#### DATA SUPPLIED

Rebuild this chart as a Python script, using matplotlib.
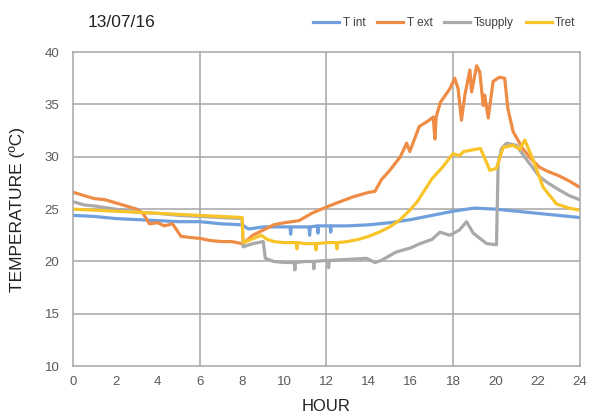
import matplotlib.pyplot as plt

plt.rcParams['font.family'] = ['Liberation Sans', 'DejaVu Sans']

# values (hour, temperature in ºC)
tint_h = [0, 1, 2, 3, 4, 5, 6, 7, 8, 8.3, 9, 10, 10.27, 10.3, 10.33, 11, 11.17, 11.2, 11.23,
          11.57, 11.6, 11.63, 12, 12.17, 12.2, 12.23, 13, 14, 15, 16, 17, 18, 19, 20, 21, 22, 23, 24]
tint_v = [24.4, 24.3, 24.1, 24.0, 23.9, 23.8, 23.8, 23.6, 23.5, 23.1, 23.3, 23.3, 23.3, 22.6, 23.3, 23.3, 23.3, 22.5, 23.3,
          23.4, 22.7, 23.4, 23.4, 23.4, 22.8, 23.4, 23.4, 23.5, 23.7, 24.0, 24.4, 24.8, 25.1, 25.0, 24.8, 24.6, 24.4, 24.2]

text_h = [0, 0.5, 1, 1.5, 2, 2.5, 3, 3.3, 3.6, 4, 4.3, 4.7, 4.9, 5.1, 5.5, 6, 6.5, 7, 7.5, 8, 8.1,
          8.5, 9, 9.5, 10, 10.7, 11.3, 12, 12.5, 13.3, 14, 14.3, 14.6, 15, 15.5, 15.8, 15.95, 16.4, 16.8,
          17.06, 17.14, 17.2, 17.4, 17.85, 18.08, 18.24, 18.4, 18.56, 18.8, 18.88, 19.12, 19.27, 19.43,
          19.5, 19.67, 19.9, 20.2, 20.45, 20.6, 20.85, 21.3, 21.7, 22.1, 22.5, 23, 23.5, 24]
text_v = [26.6, 26.3, 26.0, 25.9, 25.6, 25.3, 25.0, 24.6, 23.6, 23.7, 23.4, 23.6, 23.0, 22.4, 22.3, 22.2, 22.0, 21.9, 21.9, 21.7, 21.8,
          22.5, 23.0, 23.5, 23.7, 23.9, 24.6, 25.2, 25.6, 26.2, 26.6, 26.7, 27.8, 28.7, 30.0, 31.3, 30.5, 32.9, 33.4,
          33.8, 31.7, 33.8, 35.2, 36.5, 37.5, 36.5, 33.5, 35.9, 38.3, 36.2, 38.7, 38.1, 34.9,
          35.9, 33.7, 37.2, 37.6, 37.5, 34.6, 32.4, 30.8, 29.8, 29.0, 28.6, 28.2, 27.7, 27.1]

tsup_h = [0, 0.5, 1, 2, 3, 4, 5, 6, 7, 8.0, 8.05, 8.5, 9.0, 9.1, 9.5, 10, 10.47, 10.5, 10.53, 11,
          11.37, 11.4, 11.43, 12, 12.07, 12.1, 12.13, 13, 13.9, 14.3, 14.6, 15.3, 16, 16.43, 17, 17.38,
          17.85, 18.3, 18.64, 18.96, 19.6, 20.06, 20.14, 20.3, 20.54, 21.0, 21.5, 22.1, 22.5, 23.06, 23.5, 24]
tsup_v = [25.7, 25.4, 25.3, 25.0, 24.7, 24.6, 24.4, 24.3, 24.2, 24.1, 21.4, 21.7, 21.9, 20.3, 20.0, 19.9, 19.9, 19.2, 19.9, 20.0,
          20.0, 19.3, 20.0, 20.1, 20.1, 19.4, 20.1, 20.2, 20.3, 19.9, 20.1, 20.9, 21.3, 21.7, 22.1, 22.8,
          22.5, 23.0, 23.8, 22.7, 21.7, 21.6, 29.4, 30.8, 31.3, 31.1, 29.7, 28.1, 27.5, 26.8, 26.3, 25.9]

tret_h = [0, 1, 2, 3, 4, 5, 6, 7, 8.0, 8.05, 8.3, 8.9, 9.2, 9.5, 10, 10.57, 10.6, 10.63, 11, 11.47,
          11.5, 11.53, 12, 12.47, 12.5, 12.53, 13, 13.5, 14, 14.5, 15, 15.5, 16, 16.3, 17, 17.5, 18.0,
          18.3, 18.5, 19.3, 19.75, 20.06, 20.38, 20.85, 21.17, 21.4, 21.8, 22.27, 22.9, 23.5, 24]
tret_v = [25.0, 24.9, 24.8, 24.7, 24.6, 24.5, 24.4, 24.3, 24.2, 21.8, 22.0, 22.5, 22.1, 21.9, 21.8, 21.8, 21.2, 21.8, 21.7, 21.7,
          21.1, 21.7, 21.8, 21.8, 21.2, 21.8, 21.9, 22.1, 22.4, 22.8, 23.3, 24.0, 25.0, 25.7, 27.9, 29.0, 30.3,
          30.1, 30.5, 30.8, 28.7, 28.9, 30.9, 31.1, 30.7, 31.6, 29.7, 27.1, 25.5, 25.1, 24.9]

x_ticks = list(range(0, 25, 2))
y_ticks = [10, 15, 20, 25, 30, 35, 40]

fig = plt.figure(figsize=(5.92, 4.17), dpi=100)
ax = fig.add_axes([0.124, 0.122, 0.855, 0.753])

grid_col = '#a6a6a6'
for x in [6, 12, 18]:
    ax.axvline(x, color=grid_col, lw=1.1, zorder=0)
for y in y_ticks[1:-1]:
    ax.axhline(y, color=grid_col, lw=1.1, zorder=0)

ax.plot(tint_h, tint_v, color='#6f9fdc', lw=2.3, label='T int')
ax.plot(text_h, text_v, color='#ee8c45', lw=2.3, label='T ext')
ax.plot(tsup_h, tsup_v, color='#a9a9a9', lw=2.3, label='Tsupply')
ax.plot(tret_h, tret_v, color='#f8c42a', lw=2.3, label='Tret')

ax.set_xlim(0, 24)
ax.set_ylim(10, 40)
ax.set_xticks(x_ticks)
ax.set_yticks(y_ticks)
ax.tick_params(axis='x', length=0, labelsize=9.5, colors='#595959', pad=7)
ax.tick_params(axis='y', length=0, labelsize=9.5, colors='#595959', pad=10)
for s in ax.spines.values():
    s.set_color(grid_col)
    s.set_linewidth(1.1)

ax.set_xlabel('HOUR', fontsize=12, color='#222222', labelpad=8)
ax.set_ylabel('TEMPERATURE (ºC)', fontsize=12.5, color='#222222', labelpad=14)

fig.text(0.148, 0.935, '13/07/16', fontsize=12.5, color='#222222')
fig.legend(loc='upper right', bbox_to_anchor=(0.99, 0.985), ncol=4, frameon=False,
           fontsize=8.5, handlelength=2.2, handletextpad=0.3, columnspacing=1.0,
           labelcolor='#404040')

fig.savefig('out.png', dpi=100)
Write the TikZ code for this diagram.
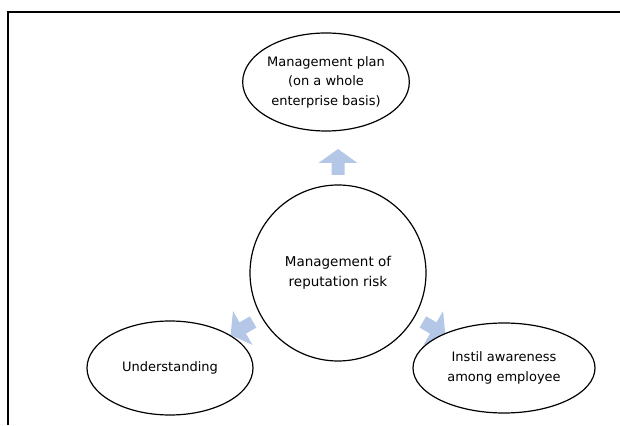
\documentclass[tikz,border=0pt]{standalone}
\usepackage{fontspec}
\setmainfont{DejaVu Sans}
\usetikzlibrary{shapes.geometric,backgrounds}
\definecolor{arrowblue}{RGB}{180,199,231}
\tikzset{
  bubble/.style={ellipse, draw, line width=1.2pt, fill=white, align=center,
    inner sep=0pt, font=\fontsize{13}{19.5}\selectfont},
  hubcircle/.style={circle, draw, line width=1.2pt, fill=white, align=center,
    inner sep=0pt, minimum size=176pt, font=\fontsize{13.5}{19.5}\selectfont},
  blockarrow/.style={fill=arrowblue}
}
\begin{document}
\begin{tikzpicture}[x=1pt,y=1pt]
        \useasboundingbox (0,0) rectangle (620,425);
        % Frame
        \draw[line width=1.5pt] (8,0) -- (8,413) -- (620,413);

        % Centre
        \node at (338,152) (hub) [hubcircle] {Management of\\reputation risk};

        % Outer ellipses
        \node at (326,343) (plan) [bubble, minimum width=162pt, minimum height=98pt] {Management plan\\(on a whole\\enterprise basis)};
        \node at (170,57) (understand) [bubble, minimum width=166pt, minimum height=94pt] {Understanding};
        \node at (504,57) (instil) [bubble, minimum width=182pt, minimum height=90pt] {Instil awareness\\among employee};

        % Arrows
        \begin{scope}[on background layer, shift={(hub.center)}]
          \foreach \a in {0,120,240}
            \fill[blockarrow, rotate=\a] (-6.5,98) -- (-6.5,110) -- (-19.5,110) -- (0,124)
              -- (19.5,110) -- (6.5,110) -- (6.5,98) -- cycle;
        \end{scope}
\end{tikzpicture}
\end{document}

########

◆ CHALLENGE: Give again, word for word, the lines from the one that contains "Write the TikZ code for this diagram." to the one that contains "at (504,57) (instil)", both included. Omit the pictures.

◆ EXERCISE RESPONSE:
Write the TikZ code for this diagram.
\documentclass[tikz,border=0pt]{standalone}
\usepackage{fontspec}
\setmainfont{DejaVu Sans}
\usetikzlibrary{shapes.geometric,backgrounds}
\definecolor{arrowblue}{RGB}{180,199,231}
\tikzset{
  bubble/.style={ellipse, draw, line width=1.2pt, fill=white, align=center,
    inner sep=0pt, font=\fontsize{13}{19.5}\selectfont},
  hubcircle/.style={circle, draw, line width=1.2pt, fill=white, align=center,
    inner sep=0pt, minimum size=176pt, font=\fontsize{13.5}{19.5}\selectfont},
  blockarrow/.style={fill=arrowblue}
}
\begin{document}
\begin{tikzpicture}[x=1pt,y=1pt]
        \useasboundingbox (0,0) rectangle (620,425);
        % Frame
        \draw[line width=1.5pt] (8,0) -- (8,413) -- (620,413);

        % Centre
        \node at (338,152) (hub) [hubcircle] {Management of\\reputation risk};

        % Outer ellipses
        \node at (326,343) (plan) [bubble, minimum width=162pt, minimum height=98pt] {Management plan\\(on a whole\\enterprise basis)};
        \node at (170,57) (understand) [bubble, minimum width=166pt, minimum height=94pt] {Understanding};
        \node at (504,57) (instil) [bubble, minimum width=182pt, minimum height=90pt] {Instil awareness\\among employee};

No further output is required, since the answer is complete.